Em 1990, morre Maria Rendeira, e Galdino faz um verso:

“Em sonho fui até o céu
Lá conversei com Maria
Quem não sonha como Galdino
Morre danado e não cria”

Uma das peças mais famosas de Galdino é o “Mané Pãozeiro”, inspirado em um primo dele que era padeiro (conhecido como “Mané Padeiro”).

Mané Pãozeiro

O verso atrelado essa obra é o texto mais famoso de Galdino que se chama “Se Cria Assim”

“Quem cria tem que dormir
Pensar bem no passado
De tudo ser bem lembrado
Girar o juízo como louco
Ter a voz como um pipoco
Ter o corpo com energia
Ler o escudo do dia
Conservar uma oração
Fazer sua oração
Ao deus da puizia.

Deve dormir muito cedo
Muito mais cedo acordar
Muito mais tarde sonhar
Muito afoito e menos medo
Muito honesto com segredo
Muito menos guardar
Muito mais revelar
Pra ter mais soberania
Muito poucas covardia
Não dormir para sonhar”

Esse texto inclusive foi musicado pelo Sangue de Barro, banda caruaruense do final da década de 90, numa música do 1º disco que se chama “Se Cria Assim”.
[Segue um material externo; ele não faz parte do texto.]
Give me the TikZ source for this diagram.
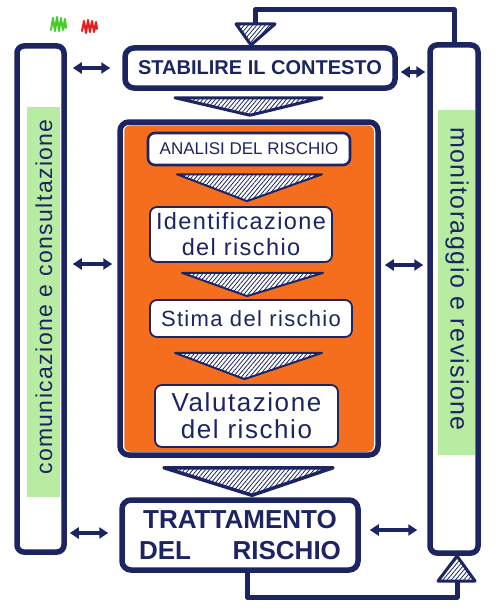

Galdino tinha várias outras peças como o Lampião-sereia, Carranca, cangaceiros, e outros.

Lampião Sereia
Cangaceiro

Em 25 de Maio de 1996 falece Galdino por complicações cardíacas e deixa para o Alto do Moura e Caruaru sua contribuição para a arte e a história cultural da cidade, como um dos mais importantes escultores atuantes no país.

Em sua homenagem, se construiu o Memorial Mestre Galdino, lá no Alto do Moura (fica quase na frente do bar de Juscelino), no qual tem obras, textos e histórias.

Memorial Mestre Galdino

Mestre Galdino é um dos maiores mestres da cultura popular do país e da história das artes em cerâmica do país. É um nome que jamais deve ser esquecido da história de Caruaru.

“Sou um velho ceramista
Faço repente também
A minha dignidade
Eu não dou por dez vintém
No mundo eu tenho um valorzinho
Que nem todo careta tem.”

Referências:

VITORINO, Rosângela Ferreira de Oliveira. Mestre Galdino: O Ceramista poeta de caruaru.